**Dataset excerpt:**
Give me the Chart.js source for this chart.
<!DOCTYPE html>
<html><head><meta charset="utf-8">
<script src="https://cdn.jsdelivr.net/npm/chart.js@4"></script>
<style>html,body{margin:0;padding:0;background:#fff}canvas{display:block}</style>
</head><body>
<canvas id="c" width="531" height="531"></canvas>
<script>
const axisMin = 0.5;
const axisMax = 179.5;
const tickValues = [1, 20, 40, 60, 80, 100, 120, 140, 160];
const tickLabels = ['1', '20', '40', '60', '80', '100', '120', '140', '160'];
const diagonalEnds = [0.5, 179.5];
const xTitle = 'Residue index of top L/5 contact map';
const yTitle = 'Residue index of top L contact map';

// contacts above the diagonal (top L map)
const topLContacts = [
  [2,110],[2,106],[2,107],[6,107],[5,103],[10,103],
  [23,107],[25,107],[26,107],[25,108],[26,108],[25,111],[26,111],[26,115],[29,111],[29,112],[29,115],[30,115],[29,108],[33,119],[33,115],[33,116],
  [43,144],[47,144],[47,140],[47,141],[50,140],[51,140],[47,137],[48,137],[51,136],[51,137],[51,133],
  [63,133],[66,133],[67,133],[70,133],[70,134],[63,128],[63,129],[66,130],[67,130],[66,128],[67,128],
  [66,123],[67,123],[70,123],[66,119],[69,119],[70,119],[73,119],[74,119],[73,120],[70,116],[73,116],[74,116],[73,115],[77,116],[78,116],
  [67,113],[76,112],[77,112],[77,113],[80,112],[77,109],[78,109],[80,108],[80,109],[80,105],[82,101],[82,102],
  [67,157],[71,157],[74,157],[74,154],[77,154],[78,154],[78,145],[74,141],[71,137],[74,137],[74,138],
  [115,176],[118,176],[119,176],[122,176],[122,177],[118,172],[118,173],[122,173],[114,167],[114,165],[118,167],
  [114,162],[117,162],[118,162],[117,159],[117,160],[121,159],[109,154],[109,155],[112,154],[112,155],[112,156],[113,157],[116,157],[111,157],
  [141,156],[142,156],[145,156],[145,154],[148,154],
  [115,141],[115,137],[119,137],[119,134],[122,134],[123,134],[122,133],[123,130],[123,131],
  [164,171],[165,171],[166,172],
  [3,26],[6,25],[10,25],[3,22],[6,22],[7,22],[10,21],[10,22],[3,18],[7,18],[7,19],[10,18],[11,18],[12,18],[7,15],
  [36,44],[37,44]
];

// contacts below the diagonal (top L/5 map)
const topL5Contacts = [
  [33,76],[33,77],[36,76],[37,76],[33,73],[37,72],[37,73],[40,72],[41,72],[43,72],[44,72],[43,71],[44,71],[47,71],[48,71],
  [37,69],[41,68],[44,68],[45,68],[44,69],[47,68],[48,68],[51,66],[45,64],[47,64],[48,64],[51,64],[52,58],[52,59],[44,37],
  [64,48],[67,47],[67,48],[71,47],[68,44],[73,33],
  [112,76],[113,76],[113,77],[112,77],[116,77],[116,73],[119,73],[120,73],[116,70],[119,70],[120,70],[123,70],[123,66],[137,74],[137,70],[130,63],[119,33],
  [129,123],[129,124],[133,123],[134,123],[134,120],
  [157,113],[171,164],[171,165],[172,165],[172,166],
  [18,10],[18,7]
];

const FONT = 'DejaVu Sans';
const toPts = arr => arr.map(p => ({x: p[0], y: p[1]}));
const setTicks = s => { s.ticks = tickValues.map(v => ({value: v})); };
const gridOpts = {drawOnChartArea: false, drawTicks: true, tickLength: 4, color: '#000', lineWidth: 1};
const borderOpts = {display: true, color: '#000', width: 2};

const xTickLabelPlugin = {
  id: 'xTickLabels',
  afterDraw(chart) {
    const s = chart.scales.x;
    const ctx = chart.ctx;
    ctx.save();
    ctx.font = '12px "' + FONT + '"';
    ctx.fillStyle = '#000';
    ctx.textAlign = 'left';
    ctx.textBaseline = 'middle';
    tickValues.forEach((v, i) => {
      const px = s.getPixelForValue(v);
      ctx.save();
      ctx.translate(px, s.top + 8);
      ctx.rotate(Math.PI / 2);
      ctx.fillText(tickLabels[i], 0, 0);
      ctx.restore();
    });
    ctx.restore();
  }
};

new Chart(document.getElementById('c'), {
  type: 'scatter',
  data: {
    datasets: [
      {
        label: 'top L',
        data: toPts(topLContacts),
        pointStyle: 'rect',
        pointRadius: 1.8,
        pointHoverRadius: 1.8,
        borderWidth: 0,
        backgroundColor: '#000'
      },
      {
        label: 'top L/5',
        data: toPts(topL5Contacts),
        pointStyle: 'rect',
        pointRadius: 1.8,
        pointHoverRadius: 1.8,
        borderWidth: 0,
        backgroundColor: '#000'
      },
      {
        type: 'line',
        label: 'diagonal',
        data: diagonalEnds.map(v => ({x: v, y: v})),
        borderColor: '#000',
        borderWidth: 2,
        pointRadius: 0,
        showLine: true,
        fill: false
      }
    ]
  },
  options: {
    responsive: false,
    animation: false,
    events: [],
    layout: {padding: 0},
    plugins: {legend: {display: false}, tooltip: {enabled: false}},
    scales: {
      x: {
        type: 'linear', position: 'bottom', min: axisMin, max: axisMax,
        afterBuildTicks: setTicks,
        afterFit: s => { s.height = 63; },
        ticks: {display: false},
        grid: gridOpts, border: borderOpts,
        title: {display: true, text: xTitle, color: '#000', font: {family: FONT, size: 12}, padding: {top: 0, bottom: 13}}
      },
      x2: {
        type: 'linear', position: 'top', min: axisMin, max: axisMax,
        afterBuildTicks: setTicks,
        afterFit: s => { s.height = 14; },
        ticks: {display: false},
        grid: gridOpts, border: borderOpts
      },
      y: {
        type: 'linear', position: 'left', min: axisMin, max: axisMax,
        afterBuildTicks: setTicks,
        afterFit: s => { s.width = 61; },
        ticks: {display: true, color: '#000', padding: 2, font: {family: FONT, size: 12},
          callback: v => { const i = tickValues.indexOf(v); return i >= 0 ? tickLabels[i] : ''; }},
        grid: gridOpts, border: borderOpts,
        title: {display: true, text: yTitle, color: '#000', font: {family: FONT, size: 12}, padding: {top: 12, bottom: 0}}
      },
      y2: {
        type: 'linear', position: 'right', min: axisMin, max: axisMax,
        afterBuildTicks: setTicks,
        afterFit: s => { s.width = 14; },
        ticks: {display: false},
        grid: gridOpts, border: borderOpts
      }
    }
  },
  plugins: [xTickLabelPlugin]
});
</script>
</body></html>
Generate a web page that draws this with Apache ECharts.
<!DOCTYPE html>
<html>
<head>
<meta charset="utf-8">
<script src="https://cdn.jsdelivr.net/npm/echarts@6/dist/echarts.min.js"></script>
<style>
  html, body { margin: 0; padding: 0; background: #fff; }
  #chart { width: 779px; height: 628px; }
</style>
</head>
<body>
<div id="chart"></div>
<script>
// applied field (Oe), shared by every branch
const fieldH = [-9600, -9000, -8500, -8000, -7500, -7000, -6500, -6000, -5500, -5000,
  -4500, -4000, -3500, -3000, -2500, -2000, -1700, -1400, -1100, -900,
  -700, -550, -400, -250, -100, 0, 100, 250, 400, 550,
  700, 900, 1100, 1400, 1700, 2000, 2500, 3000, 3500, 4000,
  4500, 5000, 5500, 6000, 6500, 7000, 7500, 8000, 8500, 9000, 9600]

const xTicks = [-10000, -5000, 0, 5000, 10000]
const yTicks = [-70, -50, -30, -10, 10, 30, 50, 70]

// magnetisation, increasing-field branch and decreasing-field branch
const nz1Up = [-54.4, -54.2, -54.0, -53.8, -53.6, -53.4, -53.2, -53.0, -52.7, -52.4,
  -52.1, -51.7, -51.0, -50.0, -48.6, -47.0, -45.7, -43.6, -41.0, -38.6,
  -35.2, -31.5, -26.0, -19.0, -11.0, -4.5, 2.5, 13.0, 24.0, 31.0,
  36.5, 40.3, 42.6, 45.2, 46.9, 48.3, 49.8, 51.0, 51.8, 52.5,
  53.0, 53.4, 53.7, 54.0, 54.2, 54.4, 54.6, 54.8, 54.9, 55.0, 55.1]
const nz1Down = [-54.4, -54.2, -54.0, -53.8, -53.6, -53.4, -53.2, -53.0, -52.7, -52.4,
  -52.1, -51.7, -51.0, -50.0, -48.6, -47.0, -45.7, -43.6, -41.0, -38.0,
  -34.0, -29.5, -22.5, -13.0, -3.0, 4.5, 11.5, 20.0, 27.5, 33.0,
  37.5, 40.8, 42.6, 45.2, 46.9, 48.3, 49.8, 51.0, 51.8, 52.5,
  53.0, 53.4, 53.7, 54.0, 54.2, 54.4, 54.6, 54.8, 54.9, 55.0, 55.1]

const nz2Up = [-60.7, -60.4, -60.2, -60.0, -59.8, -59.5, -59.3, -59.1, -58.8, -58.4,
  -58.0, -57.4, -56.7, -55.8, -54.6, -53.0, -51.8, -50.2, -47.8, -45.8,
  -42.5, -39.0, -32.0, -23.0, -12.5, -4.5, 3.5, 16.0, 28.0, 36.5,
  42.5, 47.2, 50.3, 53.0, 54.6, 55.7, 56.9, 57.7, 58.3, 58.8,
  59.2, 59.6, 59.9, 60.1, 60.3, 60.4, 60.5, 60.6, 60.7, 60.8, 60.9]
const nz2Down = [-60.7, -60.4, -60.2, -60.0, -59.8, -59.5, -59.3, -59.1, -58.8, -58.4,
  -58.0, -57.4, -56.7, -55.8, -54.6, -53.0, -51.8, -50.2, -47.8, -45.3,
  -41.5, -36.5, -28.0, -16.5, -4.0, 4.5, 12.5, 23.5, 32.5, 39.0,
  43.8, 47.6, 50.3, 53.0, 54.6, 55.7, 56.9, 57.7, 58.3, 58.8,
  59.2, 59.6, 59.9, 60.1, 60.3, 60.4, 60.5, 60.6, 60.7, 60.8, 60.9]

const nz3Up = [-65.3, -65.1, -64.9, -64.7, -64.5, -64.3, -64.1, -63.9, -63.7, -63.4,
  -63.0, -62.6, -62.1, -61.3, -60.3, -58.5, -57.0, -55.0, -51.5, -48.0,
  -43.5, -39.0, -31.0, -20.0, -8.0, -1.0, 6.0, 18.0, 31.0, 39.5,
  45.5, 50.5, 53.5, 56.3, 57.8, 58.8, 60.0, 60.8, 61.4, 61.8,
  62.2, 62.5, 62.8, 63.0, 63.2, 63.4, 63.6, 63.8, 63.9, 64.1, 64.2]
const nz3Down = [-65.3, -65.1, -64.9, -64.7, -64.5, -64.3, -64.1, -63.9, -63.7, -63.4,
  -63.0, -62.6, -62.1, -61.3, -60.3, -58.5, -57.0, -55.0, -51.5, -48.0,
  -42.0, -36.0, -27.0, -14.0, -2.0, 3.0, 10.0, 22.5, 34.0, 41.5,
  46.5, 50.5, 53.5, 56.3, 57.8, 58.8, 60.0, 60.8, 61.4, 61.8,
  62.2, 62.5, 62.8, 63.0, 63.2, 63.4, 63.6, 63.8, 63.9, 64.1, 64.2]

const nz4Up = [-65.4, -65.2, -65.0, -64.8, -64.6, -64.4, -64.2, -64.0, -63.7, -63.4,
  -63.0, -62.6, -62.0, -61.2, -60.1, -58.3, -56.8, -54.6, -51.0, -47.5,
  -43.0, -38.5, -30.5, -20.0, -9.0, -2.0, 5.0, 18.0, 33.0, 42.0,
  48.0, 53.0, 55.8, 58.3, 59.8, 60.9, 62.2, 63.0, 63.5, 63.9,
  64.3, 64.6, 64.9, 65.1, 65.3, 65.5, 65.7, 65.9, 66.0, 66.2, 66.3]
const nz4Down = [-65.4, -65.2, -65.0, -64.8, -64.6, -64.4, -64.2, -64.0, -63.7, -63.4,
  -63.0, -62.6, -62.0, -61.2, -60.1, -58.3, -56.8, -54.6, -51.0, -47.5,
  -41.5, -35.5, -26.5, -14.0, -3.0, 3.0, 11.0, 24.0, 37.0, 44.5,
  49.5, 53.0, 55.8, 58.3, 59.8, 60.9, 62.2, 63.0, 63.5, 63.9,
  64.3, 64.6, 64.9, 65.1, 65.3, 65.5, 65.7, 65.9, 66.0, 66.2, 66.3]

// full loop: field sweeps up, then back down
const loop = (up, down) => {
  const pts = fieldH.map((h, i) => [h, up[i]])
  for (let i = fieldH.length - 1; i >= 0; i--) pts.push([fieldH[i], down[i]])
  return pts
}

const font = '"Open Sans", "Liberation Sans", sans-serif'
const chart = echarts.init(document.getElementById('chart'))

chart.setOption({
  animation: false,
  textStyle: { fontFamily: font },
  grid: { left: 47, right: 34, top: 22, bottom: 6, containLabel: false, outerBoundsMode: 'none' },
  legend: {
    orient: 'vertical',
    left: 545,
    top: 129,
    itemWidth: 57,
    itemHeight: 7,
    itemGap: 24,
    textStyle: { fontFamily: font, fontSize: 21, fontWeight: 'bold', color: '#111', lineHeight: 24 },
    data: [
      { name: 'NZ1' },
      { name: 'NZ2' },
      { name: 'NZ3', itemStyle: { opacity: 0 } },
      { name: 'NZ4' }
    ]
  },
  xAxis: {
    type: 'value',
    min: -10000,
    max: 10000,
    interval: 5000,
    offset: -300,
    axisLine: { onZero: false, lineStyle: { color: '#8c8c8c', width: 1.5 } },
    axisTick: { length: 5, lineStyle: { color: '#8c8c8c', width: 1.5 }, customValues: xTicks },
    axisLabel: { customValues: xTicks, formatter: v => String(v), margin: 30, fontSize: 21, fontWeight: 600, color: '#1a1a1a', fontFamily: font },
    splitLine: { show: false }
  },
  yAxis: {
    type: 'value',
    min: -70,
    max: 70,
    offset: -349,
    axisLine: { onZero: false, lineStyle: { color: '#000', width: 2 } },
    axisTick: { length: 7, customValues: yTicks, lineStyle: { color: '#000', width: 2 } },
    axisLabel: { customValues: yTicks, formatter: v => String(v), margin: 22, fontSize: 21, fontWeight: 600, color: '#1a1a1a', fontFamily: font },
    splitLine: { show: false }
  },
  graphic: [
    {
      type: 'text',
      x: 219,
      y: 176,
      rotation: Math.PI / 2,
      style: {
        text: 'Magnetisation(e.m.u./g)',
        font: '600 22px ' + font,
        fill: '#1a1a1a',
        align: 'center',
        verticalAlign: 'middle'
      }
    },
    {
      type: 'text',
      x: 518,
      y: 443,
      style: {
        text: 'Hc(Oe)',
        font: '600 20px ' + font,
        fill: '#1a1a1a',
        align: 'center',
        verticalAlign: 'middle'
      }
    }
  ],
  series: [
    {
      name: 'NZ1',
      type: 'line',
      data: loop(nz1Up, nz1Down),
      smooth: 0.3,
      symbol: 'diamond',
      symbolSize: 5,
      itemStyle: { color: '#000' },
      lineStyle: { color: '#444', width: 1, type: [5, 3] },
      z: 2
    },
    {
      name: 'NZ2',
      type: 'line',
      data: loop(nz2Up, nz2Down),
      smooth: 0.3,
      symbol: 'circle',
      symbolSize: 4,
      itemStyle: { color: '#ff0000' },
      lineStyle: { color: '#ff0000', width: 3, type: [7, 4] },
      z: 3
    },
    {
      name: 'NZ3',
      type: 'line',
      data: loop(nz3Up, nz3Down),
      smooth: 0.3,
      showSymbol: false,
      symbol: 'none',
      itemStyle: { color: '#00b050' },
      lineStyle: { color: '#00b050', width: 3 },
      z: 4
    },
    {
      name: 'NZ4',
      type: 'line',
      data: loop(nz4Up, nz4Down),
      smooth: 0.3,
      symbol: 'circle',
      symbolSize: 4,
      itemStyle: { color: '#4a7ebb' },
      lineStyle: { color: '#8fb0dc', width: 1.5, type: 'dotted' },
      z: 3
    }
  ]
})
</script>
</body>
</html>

**Task brief:** Find every line in the records that contains the word "this"; copy those lines.

**The answer:**
Give me the Chart.js source for this chart.
Generate a web page that draws this with Apache ECharts.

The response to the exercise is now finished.